That’s a doozie.
Below is the entire correction and story lifted from
Correction: Governor’s Race story.
MADISON, Wis. (AP) — In a story Aug. 28 about the Wisconsin governor’s race, The Associated Press reported erroneously that Wisconsin Democratic Party Chairman Mike Tate was supporting former Trek executive and potential gubernatorial candidate Mary Burke. Tate has not chosen a candidate to support, nor has the party.
A corrected version of the story is below:
Wis. Dem chair says Burke would lead gov primary
Wis. Democratic Party chairman says Burke would be ‘front-runner’ in gubernatorial primary
By TODD RICHMOND
MADISON, Wis. (AP) — The Wisconsin Democratic Party’s chairman said Wednesday that former Trek executive and potential gubernatorial candidate Mary Burke would be the clear front-runner in a party primary if she chose to run, but he stopped short of declaring his support for her or any other candidate.

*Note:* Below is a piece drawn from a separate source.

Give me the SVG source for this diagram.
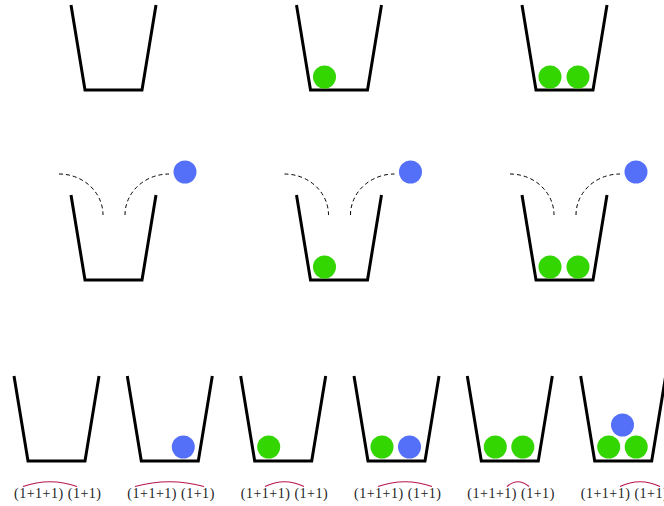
<svg xmlns="http://www.w3.org/2000/svg" xmlns:xlink="http://www.w3.org/1999/xlink" width="664" height="506" viewBox="0 0 664 506">
<style>
.bk{fill:none;stroke:#000;stroke-width:3;stroke-linejoin:miter}
.g{fill:#33d600}
.b{fill:#5470f8}
.d{fill:none;stroke:#000;stroke-width:1;stroke-dasharray:4 3}
.a{fill:none;stroke:#b8154f;stroke-width:1.2}
.t{font-family:"Liberation Serif",serif;font-size:14px;fill:#222}
</style>
<defs>
<path id="bucket" class="bk" d="M0,0 L14,85 L71,85 L85,0"/>
<g id="drops">
<path class="d" d="M-12,-21 A44 41 0 0 1 32,20"/>
<path class="d" d="M54,20 A44 41 0 0 1 98,-21"/>
</g>
</defs>
<g id="row1">
<g id="r1b1"><use xlink:href="#bucket" x="71" y="5"/></g>
<g id="r1b2"><use xlink:href="#bucket" x="296.5" y="5"/><circle class="g" cx="324.5" cy="77" r="11.5"/></g>
<g id="r1b3"><use xlink:href="#bucket" x="522" y="5"/><circle class="g" cx="550" cy="77" r="11.5"/><circle class="g" cx="578" cy="77" r="11.5"/></g>
</g>
<g id="row2">
<g id="r2b1"><use xlink:href="#bucket" x="71" y="195"/><use xlink:href="#drops" x="71" y="195"/><circle class="b" cx="185" cy="172" r="11.5"/></g>
<g id="r2b2"><use xlink:href="#bucket" x="296.5" y="195"/><use xlink:href="#drops" x="296.5" y="195"/><circle class="b" cx="410.5" cy="172" r="11.5"/><circle class="g" cx="324.5" cy="267" r="11.5"/></g>
<g id="r2b3"><use xlink:href="#bucket" x="522" y="195"/><use xlink:href="#drops" x="522" y="195"/><circle class="b" cx="636" cy="172" r="11.5"/><circle class="g" cx="550" cy="267" r="11.5"/><circle class="g" cx="578" cy="267" r="11.5"/></g>
</g>
<g id="row3">
<g id="r3b1"><use xlink:href="#bucket" x="14" y="376"/><text class="t" x="14" y="498" textLength="87" lengthAdjust="spacing">(1+1+1) (1+1)</text></g>
<g id="r3b2"><use xlink:href="#bucket" x="127.3" y="376"/><circle class="b" cx="183.3" cy="447" r="11.5"/><text class="t" x="127.3" y="498" textLength="87" lengthAdjust="spacing">(1+1+1) (1+1)</text></g>
<g id="r3b3"><use xlink:href="#bucket" x="240.7" y="376"/><circle class="g" cx="268.7" cy="447" r="11.5"/><text class="t" x="240.7" y="498" textLength="87" lengthAdjust="spacing">(1+1+1) (1+1)</text></g>
<g id="r3b4"><use xlink:href="#bucket" x="354" y="376"/><circle class="g" cx="382" cy="447" r="11.5"/><circle class="b" cx="409.5" cy="447" r="11.5"/><text class="t" x="354" y="498" textLength="87" lengthAdjust="spacing">(1+1+1) (1+1)</text></g>
<g id="r3b5"><use xlink:href="#bucket" x="467.3" y="376"/><circle class="g" cx="495.3" cy="447" r="11.5"/><circle class="g" cx="522.8" cy="447" r="11.5"/><text class="t" x="467.3" y="498" textLength="87" lengthAdjust="spacing">(1+1+1) (1+1)</text></g>
<g id="r3b6"><use xlink:href="#bucket" x="580.7" y="376"/><circle class="g" cx="608.7" cy="447" r="11.5"/><circle class="g" cx="636.2" cy="447" r="11.5"/><circle class="b" cx="622.5" cy="425" r="11.5"/><text class="t" x="580.7" y="498" textLength="87" lengthAdjust="spacing">(1+1+1) (1+1)</text></g>
</g>
<g id="connectors">
<path class="a" d="M23,486.5 Q50,477 77,486.5"/>
<path class="a" d="M135,486.5 Q169.5,477 204,486.5"/>
<path class="a" d="M265,486.5 Q284.5,477 304,486.5"/>
<path class="a" d="M378,486.5 Q405,477 432,486.5"/>
<path class="a" d="M507,486.5 Q518,477 529,486.5"/>
<path class="a" d="M620,486.5 Q640,477 660,486.5"/>
</g>
</svg>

Burke, Winnebago County Executive Mark Harris and state Sen. Kathleen Vinehout all are mulling whether to challenge Republican Gov. Scott Walker next year. None have committed yet. Vinehout has said she’ll make her decision next year. Harris said he plans to decide by Labor Day and could make an announcement as early as Friday.
Many see Burke as the most viable candidate because she can use her personal wealth to fuel her campaign and combat Walker’s fundraising prowess. The governor reported raising $3.5 million in the first half of this year and had $2.2 million in the bank.
Democratic Party Chairman Mike Tate said during a conference call with reporters that Burke likely had the best shot at coming out of a primary with the party’s nomination.
“What’s become apparently clear to me, should Mary Burke decide to do this, she would be the instant front-runner and be very competitive against the governor,” Tate said.
He also hinted party leaders don’t want to see a primary, noting that a three-way Democratic primary during last year’s push to recall Walker weakened survivor Tom Barrett. Walker handily defeated the Milwaukee mayor to keep his job.
Harris said Tate has clearly chosen his candidate, but Harris is “perfectly fine with that.”
He understands a primary would limit the eventual nominee’s fundraising ability, but all three candidates aren’t well-known and could benefit from the publicity, he said.
“All along I’ve been weighing … whether this (entering the race) would benefit or harm the Democrats’ chances to beat Scott Walker,” Harris told The Associated Press in an interview. “This is the most difficult decision of my life so far.”
Tate did not declare his personal support for Burke during the call or say the party would back one candidate over the others in a primary.
Vinehout didn’t immediately return a message. A Burke spokesman declined to comment.
Wisconsin Republican Party Executive Joe Fadness issued a statement saying Democratic party bosses are rallying around Burke as expected. He called her a liberal activist.